Exploring Conditions at the Photosphere

import numpy as np
import matplotlib.pyplot as plt
import pandas as pd

We saw in HKT 4.3 that we can use the equation of HSE to calculate photospheric pressure as a function of \(g\) and \(\tau\).

Eq. 4.48

\[ P(\tau_{\rm{P}}) = \frac{2}{3}\frac{g_{\rm{S}}}{\kappa_{\rm{P}}} \left ( 1 + \frac{\kappa_{\rm{P}}\mathcal{L}}{4 \pi c G \mathcal{M}} \right ) \]

where \(g_{\rm{s}}=G \mathcal{M}/\mathcal{R^2}\)

and Eq. 4.54

\[ P(\tau_{\rm{P}}) \approx \frac{2}{3}\frac{g_{\rm{S}}}{\kappa_{\rm{P}}} \]

The model files are again:

• \(1 M_\odot\): M1_default_profile8.data; M1_default_profile218.data

• \(15 M_\odot\): M15_aprox21_profile8.data; M15_aprox21_profile19.data;

a

Using your 1\(M_{\odot}\) solar mass model, try to find an evolutionary phase where the radiation pressure term will be largest, though still small compared to the gas pressure. Justify why you’ve chosen the evolutionary phase that you did.

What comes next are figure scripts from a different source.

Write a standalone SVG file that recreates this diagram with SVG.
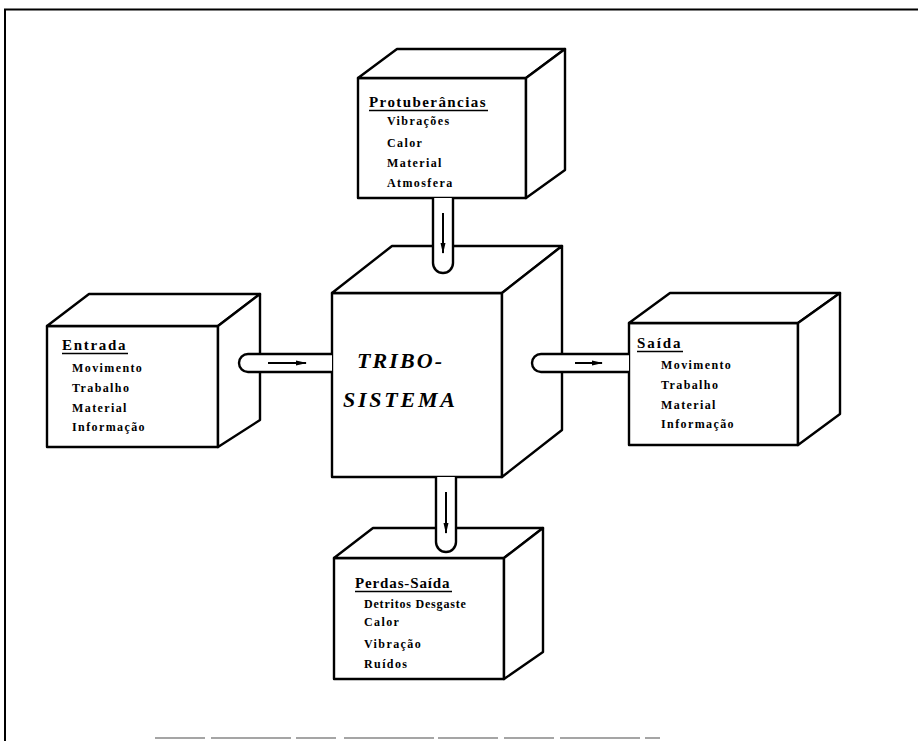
<svg xmlns="http://www.w3.org/2000/svg" width="918" height="741" viewBox="0 0 918 741">
<style>
.box{fill:#fff;stroke:#000;stroke-width:2.4;stroke-linejoin:round}
.pipe{fill:#fff;stroke:#000;stroke-width:2.4}
.arr{stroke:#000;stroke-width:2;fill:none}
.t{font-family:"Liberation Serif","Times New Roman",serif;font-weight:bold;fill:#000}
.title{font-size:15px;letter-spacing:1.5px}
.item{font-size:12px;letter-spacing:1.4px}
.big{font-size:22px;font-style:italic}
.ul{stroke:#000;stroke-width:1.5}
.frame{stroke:#000;stroke-width:2;fill:none}
</style>
<defs>
<marker id="ah" markerUnits="userSpaceOnUse" markerWidth="11" markerHeight="6" refX="10" refY="3" orient="auto">
<path d="M0,0.5 L11,3 L0,5.5 z" fill="#000"/>
</marker>
</defs>
<rect width="918" height="741" fill="#fff"/>
<g id="frame">
<path class="frame" d="M5,741 V9.5 H918"/>
<path d="M155,738 H660" stroke="#888" stroke-width="1.5" stroke-dasharray="50 6 80 5 40 8 90 4 60 6"/>
</g>
<g id="tribosistema">
<rect class="box" x="332" y="293" width="170" height="184"/>
<polygon class="box" points="332,293 392,246 562,246 502,293"/>
<polygon class="box" points="502,293 562,246 562,430 502,477"/>
<text class="t big" x="357" y="368" textLength="85" lengthAdjust="spacing">TRIBO-</text>
<text class="t big" x="343" y="407" textLength="112" lengthAdjust="spacing">SISTEMA</text>
</g>
<g id="protuberancias">
<rect class="box" x="358" y="78" width="168" height="120"/>
<polygon class="box" points="358,78 397,49 565,49 526,78"/>
<polygon class="box" points="526,78 565,49 565,170 526,198"/>
<text class="t title" x="369" y="107" textLength="118" lengthAdjust="spacing">Protuberâncias</text>
<line class="ul" x1="369" y1="110.5" x2="488" y2="110.5"/>
<text class="t item" x="387" y="125">Vibrações</text>
<text class="t item" x="387" y="147">Calor</text>
<text class="t item" x="387" y="167">Material</text>
<text class="t item" x="387" y="187">Atmosfera</text>
</g>
<g id="entrada">
<rect class="box" x="47" y="326" width="171" height="121"/>
<polygon class="box" points="47,326 89,294 260,294 218,326"/>
<polygon class="box" points="218,326 260,294 260,420 218,447"/>
<text class="t title" x="62" y="350" textLength="65" lengthAdjust="spacing">Entrada</text>
<line class="ul" x1="62" y1="353.5" x2="128" y2="353.5"/>
<text class="t item" x="72" y="372">Movimento</text>
<text class="t item" x="72" y="392">Trabalho</text>
<text class="t item" x="72" y="412">Material</text>
<text class="t item" x="72" y="431">Informação</text>
</g>
<g id="saida">
<rect class="box" x="629" y="323" width="169" height="122"/>
<polygon class="box" points="629,323 670,293 840,293 798,323"/>
<polygon class="box" points="798,323 840,293 840,414 798,445"/>
<text class="t title" x="637" y="348" textLength="45" lengthAdjust="spacing">Saída</text>
<line class="ul" x1="637" y1="351.5" x2="683" y2="351.5"/>
<text class="t item" x="661" y="369">Movimento</text>
<text class="t item" x="661" y="389">Trabalho</text>
<text class="t item" x="661" y="409">Material</text>
<text class="t item" x="661" y="428">Informação</text>
</g>
<g id="perdas-saida">
<rect class="box" x="334" y="558" width="170" height="121"/>
<polygon class="box" points="334,558 373,528 543,528 504,558"/>
<polygon class="box" points="504,558 543,528 543,652 504,679"/>
<text class="t title" x="355" y="588" textLength="96" lengthAdjust="spacing">Perdas-Saída</text>
<line class="ul" x1="355" y1="591.5" x2="452" y2="591.5"/>
<text class="t item" x="364" y="608" style="letter-spacing:0.8px">Detritos Desgaste</text>
<text class="t item" x="364" y="626">Calor</text>
<text class="t item" x="364" y="648">Vibração</text>
<text class="t item" x="364" y="668">Ruídos</text>
</g>
<g id="connectors">
<path class="pipe" d="M433,198 V263 A10,10 0 0 0 453,263 V198"/>
<line class="arr" x1="443" y1="213" x2="443" y2="253" marker-end="url(#ah)"/>
<path class="pipe" d="M436,477 V542 A10,10 0 0 0 456,542 V477"/>
<line class="arr" x1="446" y1="492" x2="446" y2="533" marker-end="url(#ah)"/>
<path class="pipe" d="M332,354 H248 A9,9 0 0 0 248,372 H332"/>
<line class="arr" x1="268" y1="363" x2="306" y2="363" marker-end="url(#ah)"/>
<path class="pipe" d="M629,354 H541 A9,9 0 0 0 541,372 H629"/>
<line class="arr" x1="575" y1="363" x2="602" y2="363" marker-end="url(#ah)"/>
</g>
</svg>
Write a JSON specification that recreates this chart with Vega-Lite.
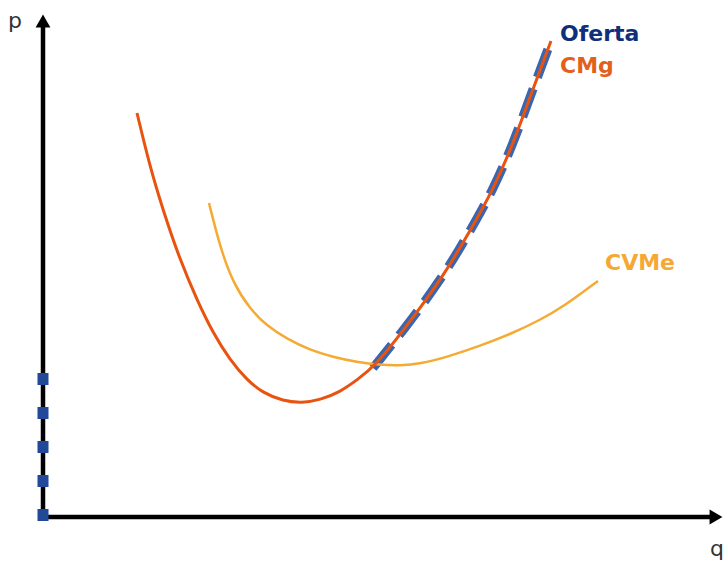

Plot both the gas pressure and radiation pressure term profiles at this epoch. How good of an approximation is Eq. 4.54?

## a results here

b

Now return to the 15\(M_{\odot}\) models. Find a profile where the radiation pressure term is significant. Plot both the gas pressure and radiation pressure term profiles at this epoch. How good of an approximation is Eq. 4.54? What about 4.48?

## b results here

c

Comment qualitatively on the impact of metallicity on the relative importance of the gas pressure vs radiation pressure terms.